The Israel Defense Forces’ mobile army surgical tent was set up early last week in a camp for 20,000 refugees at Brazda, located near the Macedonian border with Kosovo. A team of 65 staffed the hospital, including a dozen physicians from various Israeli hospitals. Among them was Dr. Yoel Donchin, an anesthesiologist from the Jerusalem-based Hadassah Medical Organization, who said surgeons had just performed an emergency appendectomy on one of the refugees, an 18-year-old girl.
“She was diagnosed immediately and, like in America, she and her parents signed a consent form and the surgery was performed,” he said by phone from the tent. “We have a big tent here with all the necessary equipment. But without the expertise of the people here, it would be impossible to perform such procedures.”
Another Hadassah physician there, Dan Engelhartt, a pediatrician, said that in five days he had seen 250 patients ranging in age from newborns to 16. Among them were eight infants born in the tent.
“Until we got an incubator from Israel, one of the team here built an incubator using a carton and a heater,” he said. “It’s almost freezing here at night and that was very important to have. There is usually a high mortality rate in such disasters, but no one has died and all are doing well.”
He said the main problem among the children has been viral infections, causing vomiting and diarrhea, and dehydration.
Most of the medical supplies have been flown in from Israel. Anything that is urgently needed is bought in the nearby capital of Macedonia, Skopje.

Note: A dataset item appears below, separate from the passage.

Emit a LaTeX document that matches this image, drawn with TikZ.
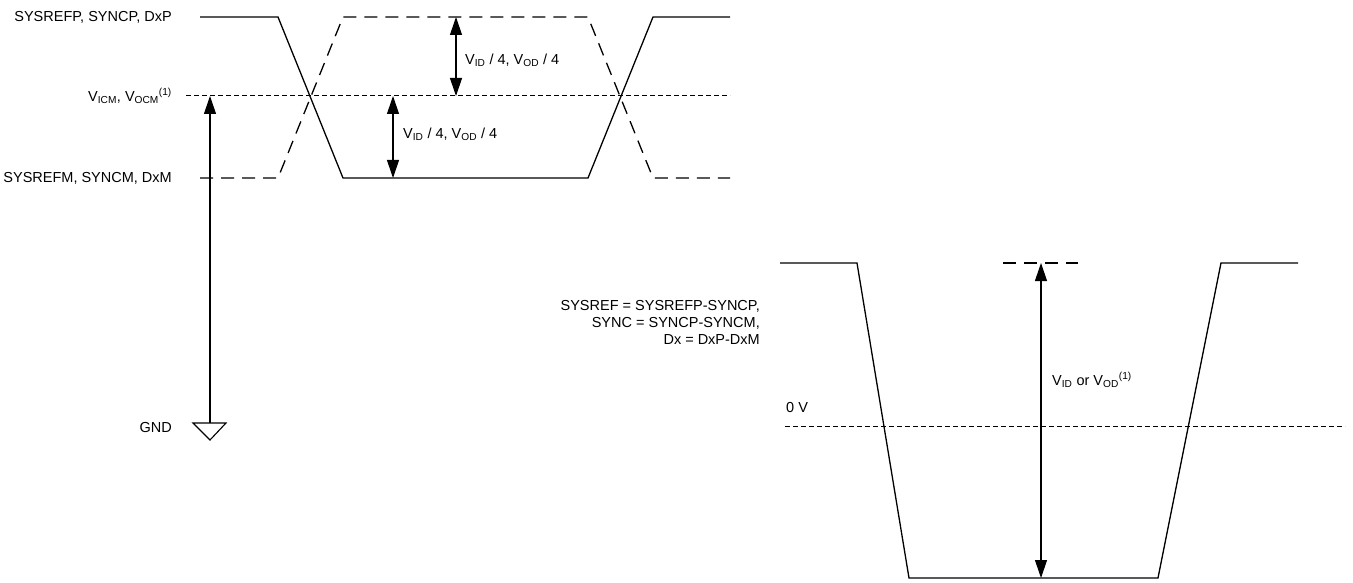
\documentclass[tikz,border=0pt]{standalone}
\usepackage{fontspec}
\setmainfont{Liberation Sans}
\usetikzlibrary{arrows.meta}

\begin{document}
\begin{tikzpicture}[x=1pt,y=-1pt,>={Triangle[length=18pt,width=12pt]},
                    font=\fontsize{14.5}{17}\selectfont]
  \tikzstyle{signal}=[line width=1.3pt]
  \tikzstyle{inverted}=[signal,dash pattern=on 13pt off 8pt]
  \tikzstyle{level}=[line width=1pt,dash pattern=on 5pt off 3pt]
  \tikzstyle{swing}=[<->,line width=1.1pt]
  \tikzstyle{sigtext}=[inner sep=0pt,anchor=east]
  \tikzstyle{valtext}=[inner sep=0pt,anchor=west]
  \useasboundingbox (0,0) rectangle (1353,583);

  % single-ended signals
  \coordinate (P0) at (200,17);  \coordinate (P1) at (278,17);
  \coordinate (P2) at (343,178); \coordinate (P3) at (588,178);
  \coordinate (P4) at (653,17);  \coordinate (P5) at (730,17);
  \coordinate (M0) at (200,178); \coordinate (M1) at (278,178);
  \coordinate (M2) at (343,17);  \coordinate (M3) at (588,17);
  \coordinate (M4) at (653,178); \coordinate (M5) at (730,178);
  \coordinate (CM0) at (186,96); \coordinate (CM1) at (730,96);

  \draw[signal]   (P0) -- (P1) -- (P2) -- (P3) -- (P4) -- (P5);
  \draw[inverted] (M0) -- (M1) -- (M2) -- (M3) -- (M4) -- (M5);
  \draw[level]    (CM0) -- (CM1);

  \node[sigtext] (pos)  at (172,17)  {SYSREFP, SYNCP, DxP};
  \node[sigtext] (vcm)  at (172,96)  {V\textsubscript{ICM}, V\textsubscript{OCM}\textsuperscript{(1)}};
  \node[sigtext] (neg)  at (172,178) {SYSREFM, SYNCM, DxM};
  \node[sigtext] (gnd)  at (172,428) {GND};

  \coordinate (G0) at (210,423); \coordinate (G1) at (210,96);
  \draw[->,line width=1.1pt] (G0) -- (G1);
  \draw[line width=1.1pt] (193,423) -- (226,423) -- (210,440) -- cycle; % ground

  \coordinate (A0) at (456,17);  \coordinate (A1) at (456,96);
  \coordinate (B0) at (393,96);  \coordinate (B1) at (393,178);
  \draw[swing] (A0) -- (A1);
  \draw[swing] (B0) -- (B1);
  \node[valtext] (quarterA) at (465,60)  {V\textsubscript{ID} / 4, V\textsubscript{OD} / 4};
  \node[valtext] (quarterB) at (403,134) {V\textsubscript{ID} / 4, V\textsubscript{OD} / 4};

  % differential signal
  \coordinate (D0) at (780,263);  \coordinate (D1) at (857,263);
  \coordinate (D2) at (909,578);  \coordinate (D3) at (1158,578);
  \coordinate (D4) at (1221,263); \coordinate (D5) at (1298,263);
  \coordinate (Z0) at (785,426);  \coordinate (Z1) at (1345,426);
  \coordinate (T0) at (1003,263); \coordinate (T1) at (1078,263);
  \coordinate (S0) at (1041,263); \coordinate (S1) at (1041,578);

  \draw[signal]   (D0) -- (D1) -- (D2) -- (D3) -- (D4) -- (D5);
  \draw[level]    (Z0) -- (Z1);
  \draw[inverted] (T0) -- (T1);
  \draw[swing]    (S0) -- (S1);

  \node[sigtext,align=right] (defs) at (760,322)
       {SYSREF = SYSREFP-SYNCP,\\ SYNC = SYNCP-SYNCM,\\ Dx = DxP-DxM};
  \node[valtext] (zero) at (786,408) {0 V};
  \node[valtext] (full) at (1052,380) {V\textsubscript{ID} or V\textsubscript{OD}\textsuperscript{(1)}};
\end{tikzpicture}
\end{document}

Asked about the spirit of the people, Engelhartt said: “Some are totally in shock and have been separated from members of their family. But we do not have any orphans. The children are with their mothers or with both parents.”
At the same time Israeli doctors cared for the ill, a group of 110 refugees flew to Israel Monday. On board the flight was Carole Solomon, national campaign chair of the United Jewish Communities, who later said that the care provided in the hospital was “so fantastic that it helped motivate these people to come to Israel. What we have done, I believe, is proven that history need not repeat itself.”